▶ **Given material**:
# # # #
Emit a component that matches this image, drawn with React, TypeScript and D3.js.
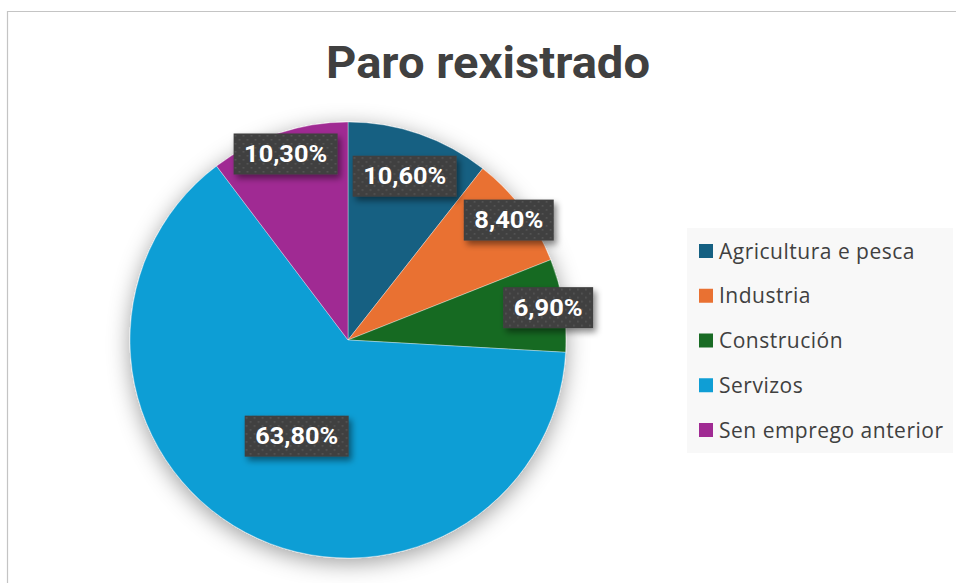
import React from "react";
import * as d3 from "d3";

const categories = ["Agricultura e pesca", "Industria", "Construción", "Servizos", "Sen emprego anterior"];
const values = [10.6, 8.4, 6.9, 63.8, 10.3];
const labels = ["10,60%", "8,40%", "6,90%", "63,80%", "10,30%"];
const colors = ["#156082", "#E97132", "#196B24", "#0F9ED5", "#A02B93"];
const title = "Paro rexistrado";

const W = 956;
const H = 583;
const CX = 348;
const CY = 340;
const R = 218;
// label distance from centre as a fraction of the radius (Excel "best fit")
const labelFrac = [0.795, 0.92, 0.93, 0.5, 0.9];

export default function App() {
  const pie = d3.pie<number>().sort(null).value((d) => d).startAngle(0).endAngle(2 * Math.PI);
  const arcs = pie(values);
  const arcGen = d3.arc<d3.PieArcDatum<number>>().innerRadius(0).outerRadius(R);

  const legendX = 687;
  const legendY = 228;
  const legendW = 266;
  const legendH = 225;
  const rowY = d3.scalePoint<string>().domain(categories).range([251, 430]);

  return (
    <svg
      width={W}
      height={H}
      style={{ position: "absolute", left: 0, top: 0, background: "#ffffff" }}
      fontFamily="'Open Sans', 'Liberation Sans', sans-serif"
    >
      <defs>
        <filter id="pieShadow" x="-30%" y="-30%" width="160%" height="170%">
          <feDropShadow dx="0" dy="5" stdDeviation="11" floodColor="#000" floodOpacity="0.38" />
        </filter>
        <filter id="lblShadow" x="-30%" y="-40%" width="170%" height="200%">
          <feDropShadow dx="3" dy="4" stdDeviation="3" floodColor="#000" floodOpacity="0.45" />
        </filter>
        <pattern id="dots" width="8" height="8" patternUnits="userSpaceOnUse">
          <rect width="8" height="8" fill="#404040" />
          <rect x="1" y="1" width="1.6" height="1.6" fill="#575757" />
          <rect x="5" y="5" width="1.6" height="1.6" fill="#575757" />
        </pattern>
      </defs>

      <rect x={0} y={0} width={W} height={H} fill="#ffffff" />
      <path d={`M7.5,${H} V11.5 H${W}`} fill="none" stroke="#c4c4c4" strokeWidth={1.2} />

      <text
        x={488}
        y={78}
        textAnchor="middle"
        fontSize={44}
        fontWeight={700}
        fill="#404040"
        fontFamily="Roboto, sans-serif"
        textLength={324}
        lengthAdjust="spacingAndGlyphs"
      >
        {title}
      </text>

      <g transform={`translate(${CX},${CY})`}>
        <g filter="url(#pieShadow)">
          {arcs.map((a, i) => (
            <path key={i} d={arcGen(a) || ""} fill={colors[i]} stroke="#ffffff" strokeOpacity={0.5} strokeWidth={0.7} />
          ))}
        </g>
        {arcs.map((a, i) => {
          const lr = R * labelFrac[i];
          const [lx, ly] = d3.arc<d3.PieArcDatum<number>>().innerRadius(lr).outerRadius(lr).centroid(a);
          const bw = 14 * labels[i].length + 20;
          const bh = 41;
          return (
            <g key={"l" + i} transform={`translate(${lx},${ly})`}>
              <rect x={-bw / 2} y={-bh / 2} width={bw} height={bh} fill="url(#dots)" filter="url(#lblShadow)" />
              <text
                x={0}
                y={8}
                textAnchor="middle"
                fontSize={23}
                fontWeight={700}
                fill="#ffffff"
                fontFamily="Roboto, sans-serif"
                textLength={14 * labels[i].length - 1}
                lengthAdjust="spacingAndGlyphs"
              >
                {labels[i]}
              </text>
            </g>
          );
        })}
      </g>

      <g>
        <rect x={legendX} y={legendY} width={legendW} height={legendH} fill="#f8f8f8" />
        {categories.map((c, i) => {
          const y = rowY(c) as number;
          return (
            <g key={c}>
              <rect x={699} y={y - 7} width={14} height={14} fill={colors[i]} />
              <text x={719} y={y + 7.5} fontSize={21} letterSpacing={0.5} fill="#404040">
                {c}
              </text>
            </g>
          );
        })}
      </g>
    </svg>
  );
}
# # # #
Transcribe all the data word for word; the images stay out.

▶ **Result of this task**:
Emit a component that matches this image, drawn with React, TypeScript and D3.js.
import React from "react";
import * as d3 from "d3";

const categories = ["Agricultura e pesca", "Industria", "Construción", "Servizos", "Sen emprego anterior"];
const values = [10.6, 8.4, 6.9, 63.8, 10.3];
const labels = ["10,60%", "8,40%", "6,90%", "63,80%", "10,30%"];
const colors = ["#156082", "#E97132", "#196B24", "#0F9ED5", "#A02B93"];
const title = "Paro rexistrado";

const W = 956;
const H = 583;
const CX = 348;
const CY = 340;
const R = 218;
// label distance from centre as a fraction of the radius (Excel "best fit")
const labelFrac = [0.795, 0.92, 0.93, 0.5, 0.9];

export default function App() {
  const pie = d3.pie<number>().sort(null).value((d) => d).startAngle(0).endAngle(2 * Math.PI);
  const arcs = pie(values);
  const arcGen = d3.arc<d3.PieArcDatum<number>>().innerRadius(0).outerRadius(R);

  const legendX = 687;
  const legendY = 228;
  const legendW = 266;
  const legendH = 225;
  const rowY = d3.scalePoint<string>().domain(categories).range([251, 430]);

  return (
    <svg
      width={W}
      height={H}
      style={{ position: "absolute", left: 0, top: 0, background: "#ffffff" }}
      fontFamily="'Open Sans', 'Liberation Sans', sans-serif"
    >
      <defs>
        <filter id="pieShadow" x="-30%" y="-30%" width="160%" height="170%">
          <feDropShadow dx="0" dy="5" stdDeviation="11" floodColor="#000" floodOpacity="0.38" />
        </filter>
        <filter id="lblShadow" x="-30%" y="-40%" width="170%" height="200%">
          <feDropShadow dx="3" dy="4" stdDeviation="3" floodColor="#000" floodOpacity="0.45" />
        </filter>
        <pattern id="dots" width="8" height="8" patternUnits="userSpaceOnUse">
          <rect width="8" height="8" fill="#404040" />
          <rect x="1" y="1" width="1.6" height="1.6" fill="#575757" />
          <rect x="5" y="5" width="1.6" height="1.6" fill="#575757" />
        </pattern>
      </defs>

      <rect x={0} y={0} width={W} height={H} fill="#ffffff" />
      <path d={`M7.5,${H} V11.5 H${W}`} fill="none" stroke="#c4c4c4" strokeWidth={1.2} />

      <text
        x={488}
        y={78}
        textAnchor="middle"
        fontSize={44}
        fontWeight={700}
        fill="#404040"
        fontFamily="Roboto, sans-serif"
        textLength={324}
        lengthAdjust="spacingAndGlyphs"
      >
        {title}
      </text>

      <g transform={`translate(${CX},${CY})`}>
        <g filter="url(#pieShadow)">
          {arcs.map((a, i) => (
            <path key={i} d={arcGen(a) || ""} fill={colors[i]} stroke="#ffffff" strokeOpacity={0.5} strokeWidth={0.7} />
          ))}
        </g>
        {arcs.map((a, i) => {
          const lr = R * labelFrac[i];
          const [lx, ly] = d3.arc<d3.PieArcDatum<number>>().innerRadius(lr).outerRadius(lr).centroid(a);
          const bw = 14 * labels[i].length + 20;
          const bh = 41;
          return (
            <g key={"l" + i} transform={`translate(${lx},${ly})`}>
              <rect x={-bw / 2} y={-bh / 2} width={bw} height={bh} fill="url(#dots)" filter="url(#lblShadow)" />
              <text
                x={0}
                y={8}
                textAnchor="middle"
                fontSize={23}
                fontWeight={700}
                fill="#ffffff"
                fontFamily="Roboto, sans-serif"
                textLength={14 * labels[i].length - 1}
                lengthAdjust="spacingAndGlyphs"
              >
                {labels[i]}
              </text>
            </g>
          );
        })}
      </g>

      <g>
        <rect x={legendX} y={legendY} width={legendW} height={legendH} fill="#f8f8f8" />
        {categories.map((c, i) => {
          const y = rowY(c) as number;
          return (
            <g key={c}>
              <rect x={699} y={y - 7} width={14} height={14} fill={colors[i]} />
              <text x={719} y={y + 7.5} fontSize={21} letterSpacing={0.5} fill="#404040">
                {c}
              </text>
            </g>
          );
        })}
      </g>
    </svg>
  );
}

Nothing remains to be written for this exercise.